His own experiences of America are very different from those of his friend. He was born there in 1967, the son of Ugandan parents living in New Hampshire. His father studied at Dartmouth College before moving on to law school at Harvard. Towards the end of the 60s, he bought his son an expensive Pentax MX camera. Little could he have known that the lad would still be using it to such mesmeric effect more than 30 years on. In fact, he took some of the Cuban pictures on the morning of his wedding, in 2001, while wandering around Havana with his mother and his Pentax.

One photograph shows a Ugandan baby nestling into its mother's shoulder while a glistening trickle of sweat runs from behind one ear and down the side of the neck. The oppressive African heat almost oozes through the gloss of the print.

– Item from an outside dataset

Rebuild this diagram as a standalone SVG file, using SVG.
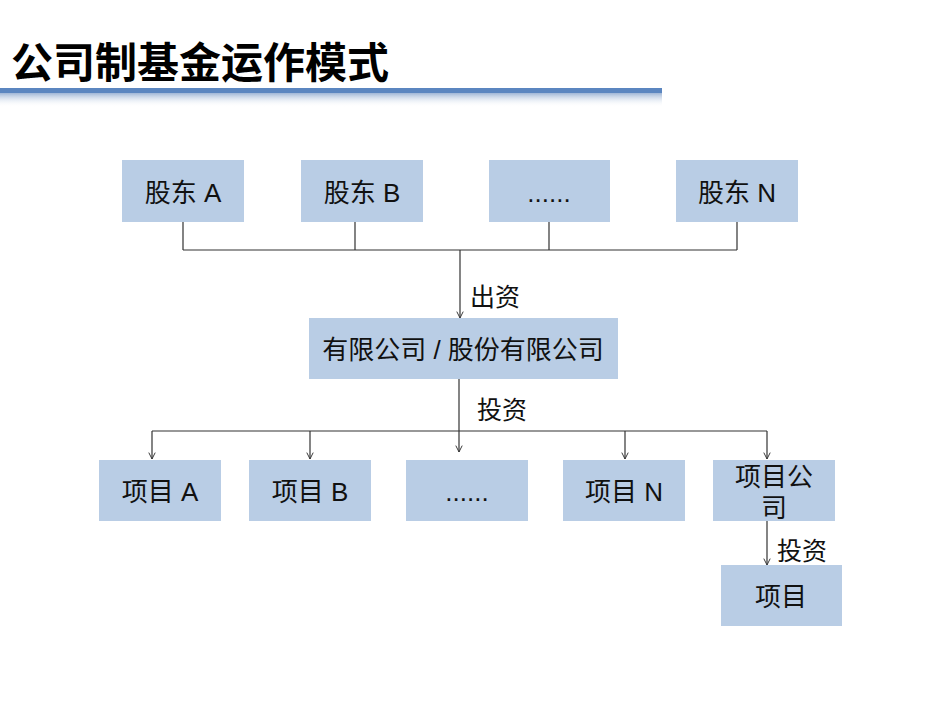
<svg xmlns="http://www.w3.org/2000/svg" width="950" height="713" viewBox="0 0 950 713">
<defs>
<linearGradient id="shade" x1="0" y1="0" x2="0" y2="1">
<stop offset="0" stop-color="#9fb6d6"/>
<stop offset="1" stop-color="#ffffff" stop-opacity="0"/>
</linearGradient>
<marker id="arr" viewBox="0 0 10 10" refX="9" refY="5" markerWidth="8" markerHeight="8" orient="auto" markerUnits="userSpaceOnUse">
<path d="M1,1 L9,5 L1,9" fill="none" stroke="#333" stroke-width="1.2"/>
</marker>
</defs>
<style>
.box{fill:#b9cde5;}
.t{font-family:"Liberation Sans","Noto Sans CJK SC",sans-serif;font-size:26px;fill:#111;text-anchor:middle;}
.lbl{font-family:"Liberation Sans","Noto Sans CJK SC",sans-serif;font-size:25px;fill:#111;}
.ln{fill:none;stroke:#333;stroke-width:1.2;}
</style>
<rect width="950" height="713" fill="#fff"/>
<g id="title">
<text x="11" y="78" font-family="Liberation Sans,'Noto Sans CJK SC',sans-serif" font-size="42" font-weight="bold" fill="#000">公司制基金运作模式</text>
<rect x="0" y="93" width="662" height="14" fill="url(#shade)"/>
<rect x="0" y="88" width="662" height="5" fill="#5b86c0"/>
</g>
<g id="connectors">
<path class="ln" d="M183,222 V250 M355,222 V250 M549,222 V250 M737,222 V250 M183,250 H737"/>
<path class="ln" d="M460,250 V318" marker-end="url(#arr)"/>
<path class="ln" d="M459,379 V452" marker-end="url(#arr)"/>
<path class="ln" d="M152,431 H767"/>
<path class="ln" d="M152,431 V459" marker-end="url(#arr)"/>
<path class="ln" d="M310,431 V459" marker-end="url(#arr)"/>
<path class="ln" d="M625,431 V459" marker-end="url(#arr)"/>
<path class="ln" d="M767,431 V459" marker-end="url(#arr)"/>
<path class="ln" d="M767,521 V565" marker-end="url(#arr)"/>
<text class="lbl" x="470" y="306">出资</text>
<text class="lbl" x="477" y="419">投资</text>
<text class="lbl" x="777" y="560">投资</text>
</g>
<g id="sh-a"><rect class="box" x="122" y="160" width="122" height="62"/><text class="t" x="183" y="202">股东 A</text></g>
<g id="sh-b"><rect class="box" x="301" y="160" width="122" height="62"/><text class="t" x="362" y="202">股东 B</text></g>
<g id="sh-dots"><rect class="box" x="489" y="160" width="121" height="62"/><text class="t" x="549" y="202">......</text></g>
<g id="sh-n"><rect class="box" x="676" y="160" width="122" height="62"/><text class="t" x="737" y="202">股东 N</text></g>
<g id="company"><rect class="box" x="309" y="318" width="309" height="61"/><text class="t" x="463" y="359">有限公司 / 股份有限公司</text></g>
<g id="p-a"><rect class="box" x="99" y="460" width="122" height="61"/><text class="t" x="160" y="501">项目 A</text></g>
<g id="p-b"><rect class="box" x="249" y="460" width="122" height="61"/><text class="t" x="310" y="501">项目 B</text></g>
<g id="p-dots"><rect class="box" x="406" y="460" width="122" height="61"/><text class="t" x="467" y="501">......</text></g>
<g id="p-n"><rect class="box" x="563" y="460" width="122" height="61"/><text class="t" x="624" y="501">项目 N</text></g>
<g id="p-co"><rect class="box" x="713" y="460" width="122" height="61"/><text class="t" x="774" y="486">项目公</text><text class="t" x="774" y="517">司</text></g>
<g id="proj"><rect class="box" x="721" y="565" width="121" height="61"/><text class="t" x="781" y="606">项目</text></g>
</svg>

Another shot shows piercing blue eyes set in the black face of a small boy. "I love playing around with colour," says Mwine.

But he is, first and foremost, an actor. Television credits include ER and Law and Order. His masters degree from New York University was completed with studies at the Moscow Arts Theatre and the National in London. "I've never studied photography," he confides, "so I don't know the rules. I just take what strikes me."

On his most recent visit to Uganda he was on the road with a camera crew, filming a documentary, when he spotted a funeral procession. Out came the Pentax, and out of the car leapt Mwine. He was rewarded with a picture of a cyclist with a coffin laid across the back wheel, casting a sombre shadow on the road. In the corner, across some scrubby wasteland, is a billboard displaying the words MUMMY'S DELIGHT. "It's some kind of baby cream," he explains. "To be honest, I didn't even see it until I was printing up. I was lucky."

Lucky in more ways than one. Jumping from that car, he narrowly missed being run over by a bus - a photographer dicing with death at someone else's funeral.